- Juggling a full-time job with caring can be physically and mentally exhausting.
- It can also put a strain on your personal relationships.
- Caregiving can be a cause of financial concern as you might have to contribute to any costs, especially when it’s a close family member.
- You neglect your own wellbeing as you have less time to spend doing the things you enjoy.
Because you are spending the majority of your time thinking about others, it becomes difficult to make self care a priority. Over time, this can cause stress and anxiety which can result in total burnout or symptoms of depression. But before we can take care of others, it’s vital to ensure you are looking after yourself first. You might believe that this is selfish but it’s critical for you to be the best carer that you can be.
Tips for self-care
- Spend at least 30 minutes each day doing something for yourself, whether that’s meditation, taking a relaxing bath, watching your favourite programme. or going for a walk.
- Accept help from others whenever you can. This doesn’t mean that you have to rely on people all of the time but now and again accepting help can really take some of the load off and let you recharge.
- Break your routine sometimes. Routine can be really positive but too much of a strict routine can also be stressful and tiring.
- Often carers shut off from their own feelings and emotions because they believe that they have to be strong at all times, but this can cause a build up of stress and can result in exhaustion. Speak with a close friend, family member or health professional if you’re feeling overwhelmed and tired as this can be a great outlet that will relieve some of your stresses and worries.

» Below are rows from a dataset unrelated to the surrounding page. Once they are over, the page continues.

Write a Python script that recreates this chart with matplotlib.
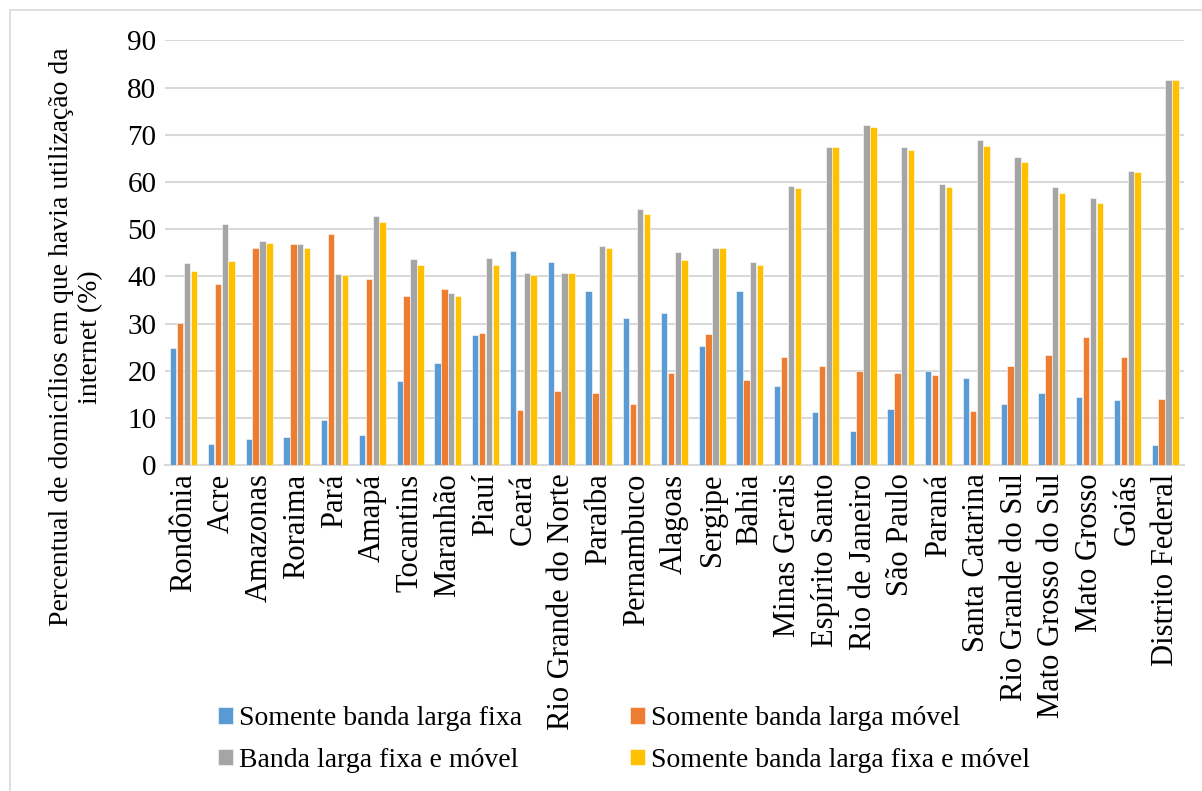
import matplotlib
matplotlib.use("Agg")
import matplotlib.pyplot as plt
import numpy as np
from matplotlib.patches import Rectangle

estados = ["Rondônia", "Acre", "Amazonas", "Roraima", "Pará", "Amapá", "Tocantins",
           "Maranhão", "Piauí", "Ceará", "Rio Grande do Norte", "Paraíba", "Pernambuco",
           "Alagoas", "Sergipe", "Bahia", "Minas Gerais", "Espírito Santo", "Rio de Janeiro",
           "São Paulo", "Paraná", "Santa Catarina", "Rio Grande do Sul", "Mato Grosso do Sul",
           "Mato Grosso", "Goiás", "Distrito Federal"]

somente_fixa = [24.8, 4.5, 5.6, 5.9, 9.5, 6.3, 17.9, 21.7, 27.5, 45.4, 43.1, 36.9, 31.1,
                32.3, 25.2, 36.9, 16.8, 11.3, 7.3, 11.9, 19.9, 18.4, 12.9, 15.2, 14.4, 13.8, 4.2]
somente_movel = [30.2, 38.3, 45.9, 46.8, 48.9, 39.4, 35.8, 37.3, 27.9, 11.6, 15.7, 15.3, 12.9,
                 19.5, 27.7, 18.1, 23.0, 21.1, 19.9, 19.5, 19.0, 11.5, 21.1, 23.4, 27.1, 23.0, 14.0]
fixa_e_movel = [42.8, 51.1, 47.5, 46.8, 40.4, 52.8, 43.7, 36.5, 43.8, 40.7, 40.8, 46.5, 54.2,
                45.1, 45.9, 43.1, 59.1, 67.5, 72.0, 67.5, 59.5, 68.8, 65.2, 59.0, 56.5, 62.4, 81.7]
somente_fixa_e_movel = [41.1, 43.3, 47.1, 46.1, 40.2, 51.6, 42.4, 35.8, 42.3, 40.3, 40.8, 46.1, 53.3,
                        43.4, 45.9, 42.4, 58.7, 67.3, 71.7, 66.7, 58.9, 67.7, 64.3, 57.6, 55.6, 62.1, 81.5]

series_labels = ["Somente banda larga fixa", "Somente banda larga móvel",
                 "Banda larga fixa e móvel", "Somente banda larga fixa e móvel"]
colors = ["#5B9BD5", "#ED7D31", "#A5A5A5", "#FFC000"]
yticks = [0, 10, 20, 30, 40, 50, 60, 70, 80, 90]

plt.rcParams['font.family'] = 'serif'
plt.rcParams['font.serif'] = ['Liberation Serif', 'Times New Roman', 'DejaVu Serif']

fig = plt.figure(figsize=(12.02, 7.91), dpi=100)
ax = fig.add_axes([0.137, 0.412, 0.848, 0.537])

x = np.arange(len(estados))
w = 0.17
series = [somente_fixa, somente_movel, fixa_e_movel, somente_fixa_e_movel]
handles = []
for i, (vals, c, lab) in enumerate(zip(series, colors, series_labels)):
    b = ax.bar(x + (i - 1.5) * (w + 0.012), vals, width=w, color=c, label=lab,
               edgecolor='white', linewidth=0.4, zorder=3)
    handles.append(b)

ax.set_xlim(-0.5, len(estados) - 0.5)
ax.set_ylim(0, 90)
ax.set_yticks(yticks)
ax.set_yticklabels([str(t) for t in yticks], fontsize=21)
ax.set_xticks(x)
ax.set_xticklabels(estados, rotation=90, fontsize=22)
ax.tick_params(axis='both', length=0, pad=6)
ax.grid(axis='y', color='#D9D9D9', linewidth=1.5, zorder=0)
for s in ['top', 'right', 'left']:
    ax.spines[s].set_visible(False)
ax.spines['bottom'].set_color('#D9D9D9')
ax.spines['bottom'].set_linewidth(1.5)

fig.text(76 / 1202, 1 - 337 / 791,
         "Percentual de domicílios em que havia utilização da\ninternet (%)",
         rotation=90, ha='center', va='center', multialignment='center',
         fontsize=20, linespacing=1.2)

order = [0, 2, 1, 3]
fig.legend(handles=[handles[i] for i in order], labels=[series_labels[i] for i in order],
           loc='center', ncol=2,
           bbox_to_anchor=(0.519, 0.065), fontsize=20, frameon=False,
           handlelength=0.55, handleheight=0.55, handletextpad=0.2,
           columnspacing=3.9, labelspacing=0.6)

fig.patches.append(Rectangle((0.008, -0.01), 0.995, 0.997, transform=fig.transFigure,
                             fill=False, edgecolor='#D9D9D9', linewidth=1.2))

fig.savefig("out.png", dpi=100)
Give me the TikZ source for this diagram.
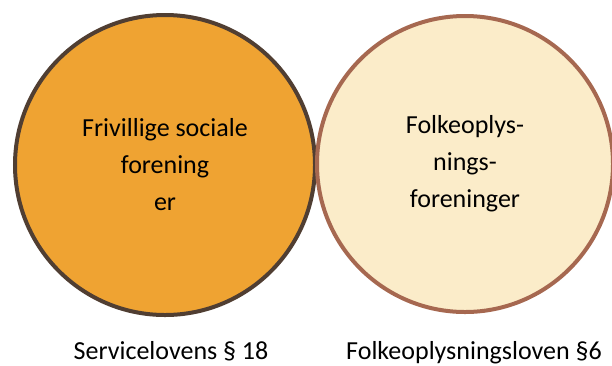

- Make time for family and friends so that you can laugh together and enjoy fun activities – after all it is said that laughter is the best medicine.
- Practise deep breathing and relaxation whenever you have a moment. When we are so busy and stressed out, we often forget to breathe properly and release the tension in our shoulders. It’s been proven in lots of studies that deep breathing techniques can help us manage stress and reduce feelings of anxiety.
An article published by Harvard Business Review, looked at research into breathing exercises and the effect on reducing stress. Following a stressful task, a group who had performed breathing exercises prior to the task were “not only in a more positive emotional state, but were also more able to think clearly and effectively perform the task at hand.” This just goes to show the importance of taking care of yourself before taking care of others.